> **What needs to be done**:
The listing below should be written out exactly; please include all of it.

* Begin *

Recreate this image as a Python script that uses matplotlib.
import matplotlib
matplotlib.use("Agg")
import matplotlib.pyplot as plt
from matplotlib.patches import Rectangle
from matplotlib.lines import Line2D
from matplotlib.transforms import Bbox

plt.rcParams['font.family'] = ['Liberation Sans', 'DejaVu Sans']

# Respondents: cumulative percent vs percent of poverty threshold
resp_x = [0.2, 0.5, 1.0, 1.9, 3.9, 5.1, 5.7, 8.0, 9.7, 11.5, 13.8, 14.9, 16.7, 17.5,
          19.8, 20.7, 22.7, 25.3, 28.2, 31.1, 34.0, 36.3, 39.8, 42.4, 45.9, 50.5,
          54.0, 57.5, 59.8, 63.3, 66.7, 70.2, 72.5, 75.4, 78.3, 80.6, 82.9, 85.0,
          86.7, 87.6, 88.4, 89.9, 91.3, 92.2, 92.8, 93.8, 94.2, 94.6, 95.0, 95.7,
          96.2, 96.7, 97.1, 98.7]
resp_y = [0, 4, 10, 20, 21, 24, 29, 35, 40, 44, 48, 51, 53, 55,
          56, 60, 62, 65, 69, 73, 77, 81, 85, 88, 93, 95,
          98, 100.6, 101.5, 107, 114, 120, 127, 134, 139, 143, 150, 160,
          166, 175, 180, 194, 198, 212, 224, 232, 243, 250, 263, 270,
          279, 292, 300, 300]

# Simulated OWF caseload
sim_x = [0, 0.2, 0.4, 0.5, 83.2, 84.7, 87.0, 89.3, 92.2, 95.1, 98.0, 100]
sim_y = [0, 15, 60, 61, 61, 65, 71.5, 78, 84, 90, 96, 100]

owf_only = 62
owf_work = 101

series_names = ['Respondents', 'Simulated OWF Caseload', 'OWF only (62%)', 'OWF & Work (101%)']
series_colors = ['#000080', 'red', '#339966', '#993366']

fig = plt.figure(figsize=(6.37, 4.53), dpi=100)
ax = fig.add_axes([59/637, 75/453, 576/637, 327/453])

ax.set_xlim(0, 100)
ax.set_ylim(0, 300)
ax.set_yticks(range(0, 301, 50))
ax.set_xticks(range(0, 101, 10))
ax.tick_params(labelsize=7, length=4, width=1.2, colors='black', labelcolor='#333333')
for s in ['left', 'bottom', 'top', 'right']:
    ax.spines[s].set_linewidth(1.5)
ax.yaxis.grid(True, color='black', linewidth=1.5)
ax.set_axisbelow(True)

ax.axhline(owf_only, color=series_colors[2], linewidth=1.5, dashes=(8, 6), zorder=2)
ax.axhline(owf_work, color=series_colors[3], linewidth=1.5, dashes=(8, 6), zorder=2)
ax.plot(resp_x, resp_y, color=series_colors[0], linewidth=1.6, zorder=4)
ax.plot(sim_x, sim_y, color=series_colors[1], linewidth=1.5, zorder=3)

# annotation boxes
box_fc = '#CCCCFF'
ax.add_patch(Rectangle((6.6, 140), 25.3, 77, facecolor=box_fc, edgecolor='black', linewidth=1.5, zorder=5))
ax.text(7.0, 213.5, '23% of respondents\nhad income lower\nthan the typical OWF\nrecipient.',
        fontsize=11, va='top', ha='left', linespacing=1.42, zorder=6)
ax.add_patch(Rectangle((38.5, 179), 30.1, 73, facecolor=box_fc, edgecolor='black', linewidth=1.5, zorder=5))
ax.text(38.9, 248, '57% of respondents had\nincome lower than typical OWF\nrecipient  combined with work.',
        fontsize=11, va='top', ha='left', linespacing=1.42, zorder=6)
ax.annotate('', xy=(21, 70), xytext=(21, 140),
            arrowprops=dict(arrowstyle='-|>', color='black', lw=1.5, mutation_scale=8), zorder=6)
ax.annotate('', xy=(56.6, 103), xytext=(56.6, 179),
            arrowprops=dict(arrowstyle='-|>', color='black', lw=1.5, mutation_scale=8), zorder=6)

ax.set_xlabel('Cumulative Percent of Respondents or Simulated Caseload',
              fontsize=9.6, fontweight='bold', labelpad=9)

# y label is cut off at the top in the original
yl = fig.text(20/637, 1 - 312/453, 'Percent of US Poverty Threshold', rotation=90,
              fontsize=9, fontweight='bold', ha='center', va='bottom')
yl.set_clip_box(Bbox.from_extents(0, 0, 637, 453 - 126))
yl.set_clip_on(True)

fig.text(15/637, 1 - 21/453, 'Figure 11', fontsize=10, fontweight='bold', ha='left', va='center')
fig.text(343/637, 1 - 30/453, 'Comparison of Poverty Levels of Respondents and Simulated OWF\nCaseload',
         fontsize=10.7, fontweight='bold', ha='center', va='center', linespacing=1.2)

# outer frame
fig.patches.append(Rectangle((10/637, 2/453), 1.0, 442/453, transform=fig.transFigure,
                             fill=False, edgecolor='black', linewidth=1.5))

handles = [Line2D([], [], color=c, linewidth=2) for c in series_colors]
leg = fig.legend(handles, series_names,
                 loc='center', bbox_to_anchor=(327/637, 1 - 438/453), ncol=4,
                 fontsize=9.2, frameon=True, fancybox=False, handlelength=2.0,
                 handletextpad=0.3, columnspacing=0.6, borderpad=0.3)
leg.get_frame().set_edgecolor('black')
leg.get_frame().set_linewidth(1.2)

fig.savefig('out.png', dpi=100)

* End *

> **Final result**:
Recreate this image as a Python script that uses matplotlib.
import matplotlib
matplotlib.use("Agg")
import matplotlib.pyplot as plt
from matplotlib.patches import Rectangle
from matplotlib.lines import Line2D
from matplotlib.transforms import Bbox

plt.rcParams['font.family'] = ['Liberation Sans', 'DejaVu Sans']

# Respondents: cumulative percent vs percent of poverty threshold
resp_x = [0.2, 0.5, 1.0, 1.9, 3.9, 5.1, 5.7, 8.0, 9.7, 11.5, 13.8, 14.9, 16.7, 17.5,
          19.8, 20.7, 22.7, 25.3, 28.2, 31.1, 34.0, 36.3, 39.8, 42.4, 45.9, 50.5,
          54.0, 57.5, 59.8, 63.3, 66.7, 70.2, 72.5, 75.4, 78.3, 80.6, 82.9, 85.0,
          86.7, 87.6, 88.4, 89.9, 91.3, 92.2, 92.8, 93.8, 94.2, 94.6, 95.0, 95.7,
          96.2, 96.7, 97.1, 98.7]
resp_y = [0, 4, 10, 20, 21, 24, 29, 35, 40, 44, 48, 51, 53, 55,
          56, 60, 62, 65, 69, 73, 77, 81, 85, 88, 93, 95,
          98, 100.6, 101.5, 107, 114, 120, 127, 134, 139, 143, 150, 160,
          166, 175, 180, 194, 198, 212, 224, 232, 243, 250, 263, 270,
          279, 292, 300, 300]

# Simulated OWF caseload
sim_x = [0, 0.2, 0.4, 0.5, 83.2, 84.7, 87.0, 89.3, 92.2, 95.1, 98.0, 100]
sim_y = [0, 15, 60, 61, 61, 65, 71.5, 78, 84, 90, 96, 100]

owf_only = 62
owf_work = 101

series_names = ['Respondents', 'Simulated OWF Caseload', 'OWF only (62%)', 'OWF & Work (101%)']
series_colors = ['#000080', 'red', '#339966', '#993366']

fig = plt.figure(figsize=(6.37, 4.53), dpi=100)
ax = fig.add_axes([59/637, 75/453, 576/637, 327/453])

ax.set_xlim(0, 100)
ax.set_ylim(0, 300)
ax.set_yticks(range(0, 301, 50))
ax.set_xticks(range(0, 101, 10))
ax.tick_params(labelsize=7, length=4, width=1.2, colors='black', labelcolor='#333333')
for s in ['left', 'bottom', 'top', 'right']:
    ax.spines[s].set_linewidth(1.5)
ax.yaxis.grid(True, color='black', linewidth=1.5)
ax.set_axisbelow(True)

ax.axhline(owf_only, color=series_colors[2], linewidth=1.5, dashes=(8, 6), zorder=2)
ax.axhline(owf_work, color=series_colors[3], linewidth=1.5, dashes=(8, 6), zorder=2)
ax.plot(resp_x, resp_y, color=series_colors[0], linewidth=1.6, zorder=4)
ax.plot(sim_x, sim_y, color=series_colors[1], linewidth=1.5, zorder=3)

# annotation boxes
box_fc = '#CCCCFF'
ax.add_patch(Rectangle((6.6, 140), 25.3, 77, facecolor=box_fc, edgecolor='black', linewidth=1.5, zorder=5))
ax.text(7.0, 213.5, '23% of respondents\nhad income lower\nthan the typical OWF\nrecipient.',
        fontsize=11, va='top', ha='left', linespacing=1.42, zorder=6)
ax.add_patch(Rectangle((38.5, 179), 30.1, 73, facecolor=box_fc, edgecolor='black', linewidth=1.5, zorder=5))
ax.text(38.9, 248, '57% of respondents had\nincome lower than typical OWF\nrecipient  combined with work.',
        fontsize=11, va='top', ha='left', linespacing=1.42, zorder=6)
ax.annotate('', xy=(21, 70), xytext=(21, 140),
            arrowprops=dict(arrowstyle='-|>', color='black', lw=1.5, mutation_scale=8), zorder=6)
ax.annotate('', xy=(56.6, 103), xytext=(56.6, 179),
            arrowprops=dict(arrowstyle='-|>', color='black', lw=1.5, mutation_scale=8), zorder=6)

ax.set_xlabel('Cumulative Percent of Respondents or Simulated Caseload',
              fontsize=9.6, fontweight='bold', labelpad=9)

# y label is cut off at the top in the original
yl = fig.text(20/637, 1 - 312/453, 'Percent of US Poverty Threshold', rotation=90,
              fontsize=9, fontweight='bold', ha='center', va='bottom')
yl.set_clip_box(Bbox.from_extents(0, 0, 637, 453 - 126))
yl.set_clip_on(True)

fig.text(15/637, 1 - 21/453, 'Figure 11', fontsize=10, fontweight='bold', ha='left', va='center')
fig.text(343/637, 1 - 30/453, 'Comparison of Poverty Levels of Respondents and Simulated OWF\nCaseload',
         fontsize=10.7, fontweight='bold', ha='center', va='center', linespacing=1.2)

# outer frame
fig.patches.append(Rectangle((10/637, 2/453), 1.0, 442/453, transform=fig.transFigure,
                             fill=False, edgecolor='black', linewidth=1.5))

handles = [Line2D([], [], color=c, linewidth=2) for c in series_colors]
leg = fig.legend(handles, series_names,
                 loc='center', bbox_to_anchor=(327/637, 1 - 438/453), ncol=4,
                 fontsize=9.2, frameon=True, fancybox=False, handlelength=2.0,
                 handletextpad=0.3, columnspacing=0.6, borderpad=0.3)
leg.get_frame().set_edgecolor('black')
leg.get_frame().set_linewidth(1.2)

fig.savefig('out.png', dpi=100)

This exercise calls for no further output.